Freitag, 26. Juli 2019

KC Rebell & Raf Camora:
Neptun



Blau schimmert er vom Cover, der Eisplanet Neptun. Von der Erde aus ist er mit bloßem Auge nicht zu sehen. Neptun ist also so etwas wie ein nicht vorhandener Ort. Synonym für Weite und Unendlichkeit. Zumindest wenn man sich ein bisschen für Astronomie interessiert.

Dann weiß man auch, dass Neptun außerordentlich kalt ist.
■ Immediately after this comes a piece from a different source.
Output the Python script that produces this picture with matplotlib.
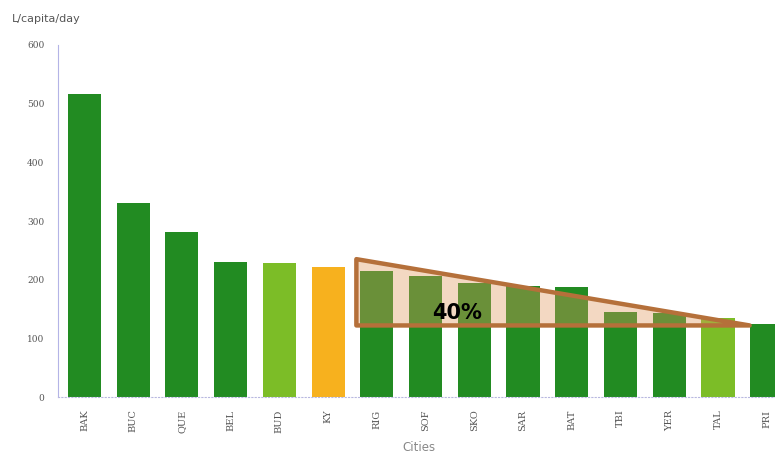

Und da kommt vermutlich der Link her, warum KC Rebell & Raf Camora den Videoclip zu ihrem Track Neptun auf Island haben drehen lassen. Da ist es auch schön kalt. Und Regisseur Shaho Cassado darf sich ausnahmsweise mal an Naturbildern versuchen, statt an urbanem Großstadtjungle. Heraus kommt ein Clip nah am Reader's Digest-Stil. Unterlegt mit fast melancholischem Sound. Und unweigerlich denke ich an den Track der letzten Woche. Da waren KC Rebell und Raf Camora dann doch einen Tick zu langsam. Wahrscheinlich reicht es deshalb auch nur bis zu Platz 2.



Zudem erinnert die Hook ''Trink bis mein Herz nicht mehr weh tut'' sehr an das Thema von Tilidin. Die deutschsprachige Rap-Gilde leidet offenbar flächendeckend an Seelenschmerz. Die isländische Vulkanlandschaft steht als Sinnbild dafür: wunderschön, schwer zu erreichen und unglaublich rauh bis lebensfeindlich. Kein Ort für ein wirklich entspanntes Leben.
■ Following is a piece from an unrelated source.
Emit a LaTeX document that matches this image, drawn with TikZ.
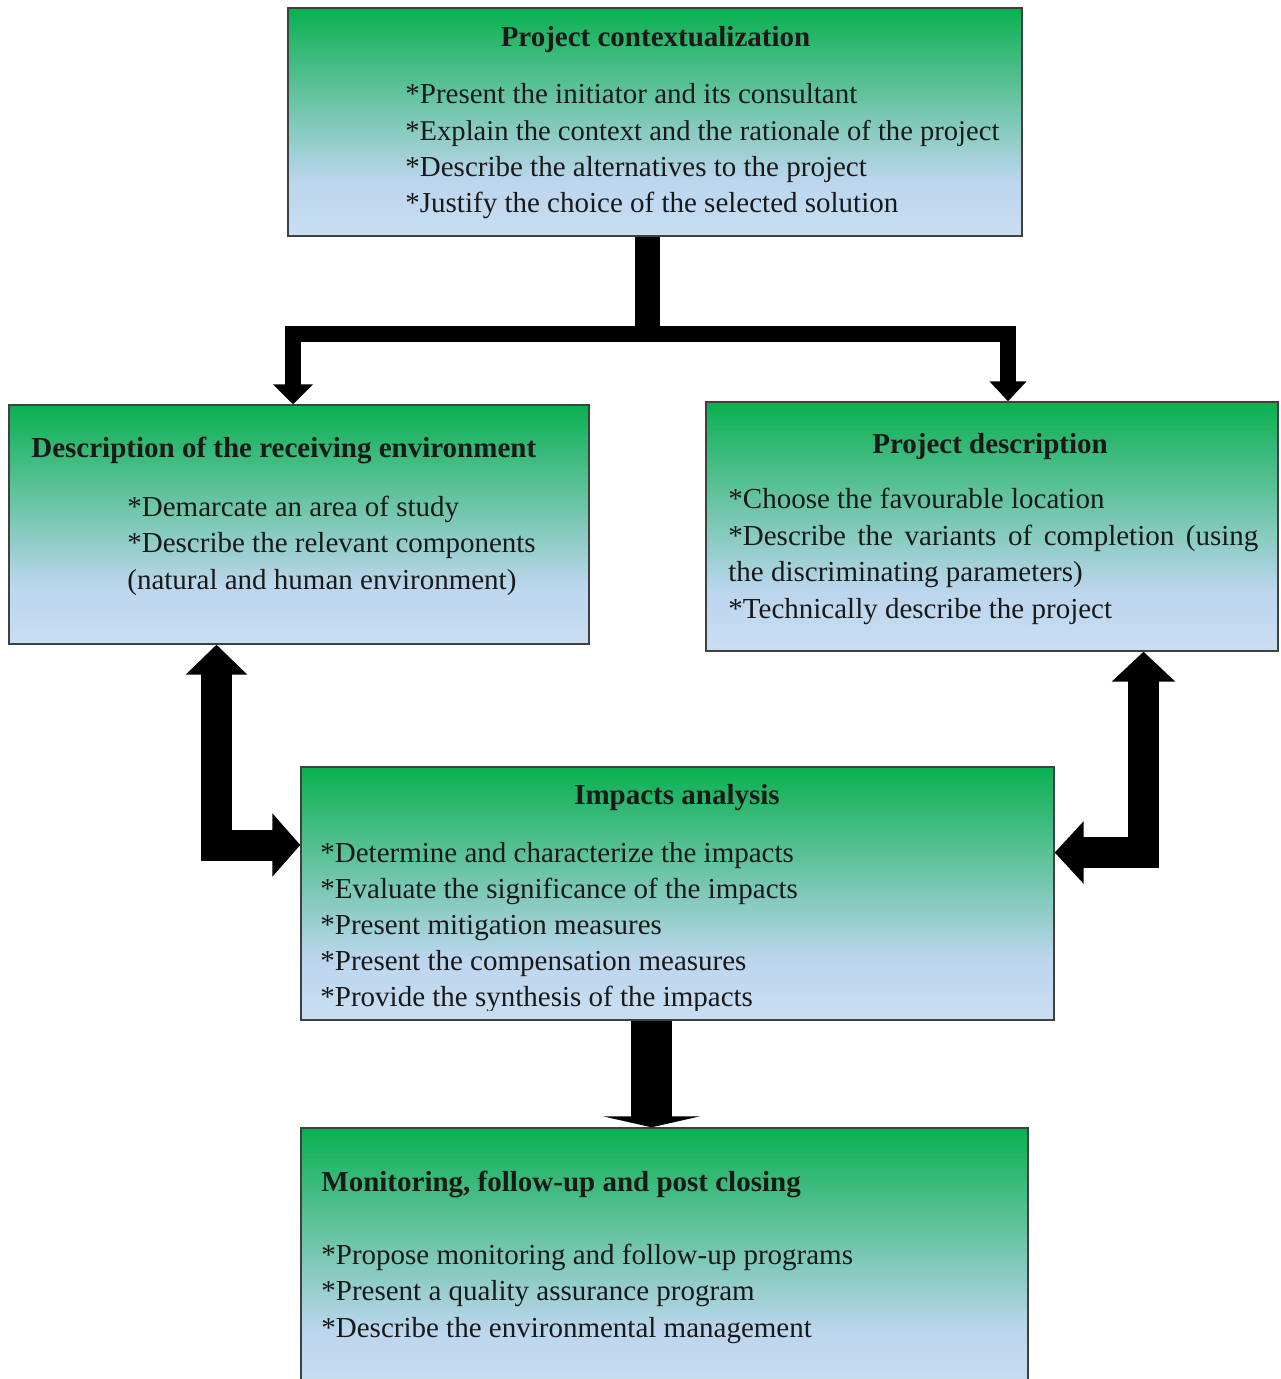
\documentclass[tikz,border=0pt]{standalone}
\usepackage{fontspec}
\setmainfont{Liberation Serif}
\usetikzlibrary{arrows.meta,calc}
\definecolor{bxg}{RGB}{10,176,80}
\definecolor{bxb}{RGB}{188,214,238}
\definecolor{bxl}{RGB}{200,222,242}
\pgfdeclareverticalshading{boxgrad}{100bp}{color(0bp)=(bxl); color(25bp)=(bxl); color(37bp)=(bxb); color(75bp)=(bxg); color(100bp)=(bxg)}
\begin{document}
\begin{tikzpicture}[x=0.5pt,y=-0.5pt,
  box/.style={draw=black!75, line width=0.7pt, shading=boxgrad, rectangle, inner sep=0pt},
  txt/.style={font=\fontsize{14.5pt}{18pt}\selectfont, inner sep=0pt, anchor=base west, text=black!90},
  ttl/.style={txt, font=\fontsize{14.5pt}{18pt}\selectfont\bfseries},
  blk/.style={draw=black, fill=black, line cap=butt, line join=miter}
]
\useasboundingbox (0,0) rectangle (1280,1379);
\fill[white] (0,0) rectangle (1280,1379);

% boxes
\node[box, minimum width=367pt, minimum height=114pt] (ctx) at (655,122) {};
\node[box, minimum width=290pt, minimum height=119.5pt] (env) at (299,524.5) {};
\node[box, minimum width=286pt, minimum height=124.5pt] (pd) at (992,526.5) {};
\node[box, minimum width=376.5pt, minimum height=126.5pt] (imp) at (677.5,893.5) {};
\node[box, minimum width=363.5pt, minimum height=133.5pt] (mon) at (664.5,1261.5) {};

% top box text
\node[ttl, anchor=base] (ctxT) at (655.5,47) {Project contextualization};
\node[txt] (ctx1) at (405,104) {*Present the initiator and its consultant};
\node[txt] (ctx2) at (405,141) {\fontsize{14.3pt}{18pt}\selectfont *Explain the context and the rationale of the project};
\node[txt] (ctx3) at (405,177) {*Describe the alternatives to the project};
\node[txt] (ctx4) at (405,213) {*Justify the choice of the selected solution};

% left box text
\node[ttl] (envT) at (31,458) {Description of the receiving environment};
\node[txt] (env1) at (127,516) {*Demarcate an area of study};
\node[txt] (env2) at (127,552) {*Describe the relevant components};
\node[txt] (env3) at (127,589) {(natural and human environment)};

% right box text
\node[ttl, anchor=base] (pdT) at (990,453) {Project description};
\node[txt] (pd1) at (728,508) {*Choose the favourable location};
\node[txt] (pd2) at (728,545) {\makebox[265pt][s]{*Describe the variants of completion (using}};
\node[txt] (pd3) at (728,581) {the discriminating parameters)};
\node[txt] (pd4) at (728,618) {*Technically describe the project};

% impacts text
\node[ttl, anchor=base] (impT) at (677,804) {Impacts analysis};
\begin{scope}
\clip (imp.north west) rectangle ($(imp.south east)+(0,-10)$);
\node[txt] (imp1) at (320,862) {*Determine and characterize the impacts};
\node[txt] (imp2) at (320,898) {*Evaluate the significance of the impacts};
\node[txt] (imp3) at (320,934) {*Present mitigation measures};
\node[txt] (imp4) at (320,970) {*Present the compensation measures};
\node[txt] (imp5) at (320,1006) {*Provide the synthesis of the impacts};
\end{scope}

% monitoring text
\node[ttl] (monT) at (321,1191) {Monitoring, follow-up and post closing};
\node[txt] (mon1) at (321,1264) {*Propose monitoring and follow-up programs};
\node[txt] (mon2) at (321,1300) {*Present a quality assurance program};
\node[txt] (mon3) at (321,1337) {*Describe the environmental management};

% connectors
\coordinate (split) at (647.5,334);
\draw[blk, line width=12.5pt] (ctx.south -| split) -- ($(split)+(0,-7)$);
\draw[blk, fill=none, line width=8pt, {Triangle[width=19.5pt,length=10pt]}-{Triangle[width=18pt,length=10pt]}]
  (env.north -| 293,0) |- (split) -| (pd.north -| 1008,0);

\draw[blk, fill=none, line width=15.5pt, {Triangle[width=30pt,length=15pt]}-{Triangle[width=31pt,length=14pt]}]
  (env.south -| 216.5,0) |- (imp.west |- 0,845);

\draw[blk, fill=none, line width=15.5pt, {Triangle[width=31pt,length=15pt]}-{Triangle[width=30.5pt,length=14.5pt]}]
  (pd.south -| 1143.5,0) |- (imp.east |- 0,852.5);

\draw[blk, fill=none, line width=20.5pt, -{Triangle[width=48.5pt,length=5.5pt]}]
  (imp.south -| 651.5,0) -- (mon.north -| 651.5,0);
\end{tikzpicture}
\end{document}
Ironischerweise ist diese Lebensleere wesentlich verursacht von dem Lebensstil, der doch so verheißungsvoll schien. Den die Recken so angehimmelt haben. Nun landen die Helden langsam auf den Boden der kapitalistischen Tatsachen: Geld macht nicht glücklich. Auch wenn es so viele schöne Dinge möglich macht. Kohle und Luxus verändern die Welt dafür auf ganz andere Art: Freunde sind nicht mehr gleich Freunde. Jeden Tag Party ist auch nur langweiliger Alltag. Wie kommt man aus diesem Teufelskreis eigentlich raus?

Für KC Rebell ist die Lösung: "Droppe noch zwei Alben und dann Kamikaze und feier' bis zum Tag, an dem ich nicht mehr da bin"
In den 1980ern hatten die Nach-Punks einen ähnlichen Slogan: "Verschwende Deine Jugend" - Ist vielleicht keine Lösung aber durchaus konsequent.

Raf Camora geht ein bisschen einen anderen Weg. Er hat bereits angekündigt, dass er sich aus dem Scheinwerferlicht des Pop-Raps zurückziehen will. Als Superproduzent im Hintergrund agieren und so ganz andere Freiheiten haben um das gute Leben zu genießen. Ist also auch möglich. Und endet hoffentlich nicht im spießigen Vorort irgendeiner Großstadt so wie bei anderen Rappern.